A Loophole Got Him a Free Hotel Stay For 5 Years — Then He Claimed He Owned the Building



For 5 years, a New York City man managed to live rent-free in a landmark Manhattan hotel by exploiting an obscure local housing law, but prosecutors this week said Mickey Barreto went too far when he filed paperwork claiming ownership of the entire New Yorker Hotel building — and tried to charge another tenant rent. Barreto, 48, says he moved to New York when he found out about a loophole that allows occupants of single rooms in buildings constructed before 1969 to demand a 6-month lease. Barreto claimed that because he had paid for a night in the hotel, he was considered a tenant. He asked for a lease and the hotel promptly kicked him out. That's when Barreto went to court and explained that he had lived there until July 2023 without paying any rent because the hotel never wanted to negotiate a lease with him. Because no one from the hotel appeared in court, Barreto won by default, with the judge ordering the hotel to give Barreto a key.
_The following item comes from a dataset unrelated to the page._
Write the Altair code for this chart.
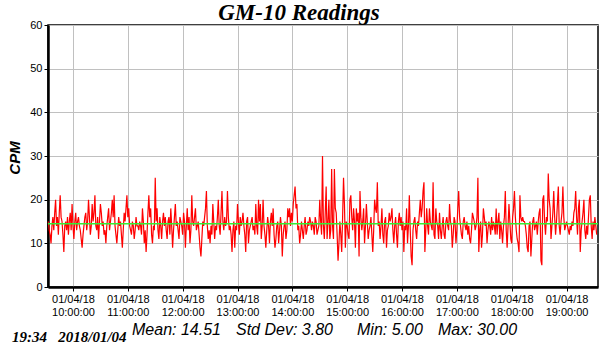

Instead of leaving well enough alone, Barreto then tried to demand rent from one of the hotel’s tenants, registering the hotel under his name with the New York City Department of Environmental Protection for water and sewage payments, and demanding the hotel’s bank transfer its accounts to him. That's when prosecutors went after him. Barreto said he has never hired a lawyer for the civil cases and has always represented himself, but now he has secured a criminal defense attorney. Located a block from Madison Square Garden and Penn Station, the New Yorker has never been among the city’s most glamorous hotels, but it has long been among its largest.